By Kim Rahn
Staff Reporter
Police are investigating three bloggers for allegedly posting online articles criticizing the government and then manipulating the number of hits they got to make their writing appear more widely read.
Officers seized computers from them during raids on their homes and offices in Seoul, and Suncheon, South Jeolla Province, Monday. They are said to have posted articles libeling President Lee Myung-bak or denouncing the government on Daum's online forum Agora before fabricating the hits.
Police are investigating whether they artificially made their writings become ``best articles'' in order to draw Internet users' attention and spread anti-government opinions.
``They are suspected of having raised the hits on their articles by using an illegal computer program. Such a large number of hits is impossible only by clicking mouse buttons,'' a police officer at the Seoul Metropolitan Police Agency said. One of the bloggers posted 20 articles over two weeks last month and made the writings have over one million hits, he said.
Police will summon the bloggers soon. If the suspicion is confirmed, they will be booked for obstructing Daum's business and violating the law governing the use of information networks.
``We will question them over whether they intended to expand anti-government demonstrations,'' the officer said.
Some Internet users are criticizing the police, asking if hit manipulation is a serious crime that should be subject to punishment.
Such manipulation often takes place on online forums and guest boards, and many portals have already dealt with them by suspending manipulators' IDs or their membership.
``There have always been hit manipulations.
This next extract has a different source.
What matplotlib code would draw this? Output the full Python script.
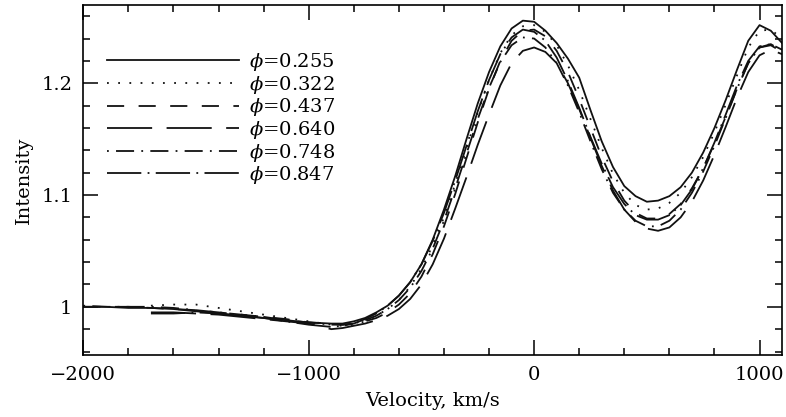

Why is only this one subject to legal punishment? The authorities now openly arrest people opposing the Lee administration. The country is going back to the dictatorship era,'' blogger Broccoli stated.
Culture critic Jin Jung-gwon said on the New Progressive Party's Web site, ``This country charges people for clicking a lot. They say the fabrication interfered with Daum's business ― I doubt it really did.''
Daum Communications had not requested police to conduct an investigation into business interference.
Some other bloggers, however, said legal actions are needed for such manipulation, saying that there have been articles which had no specific content but recorded an unusually large number of hits.
In the meantime, police are investigating ``professional or habitual ralliers'' who led illegal, violent demonstrations between January and February. They said they identified five people who led protests against police action against former tenants in a Yongsan district in January.
Police said they are members of civic groups and have previous convictions for violating the law of assembly and demonstration, or the National Security Law. Police will summon them soon.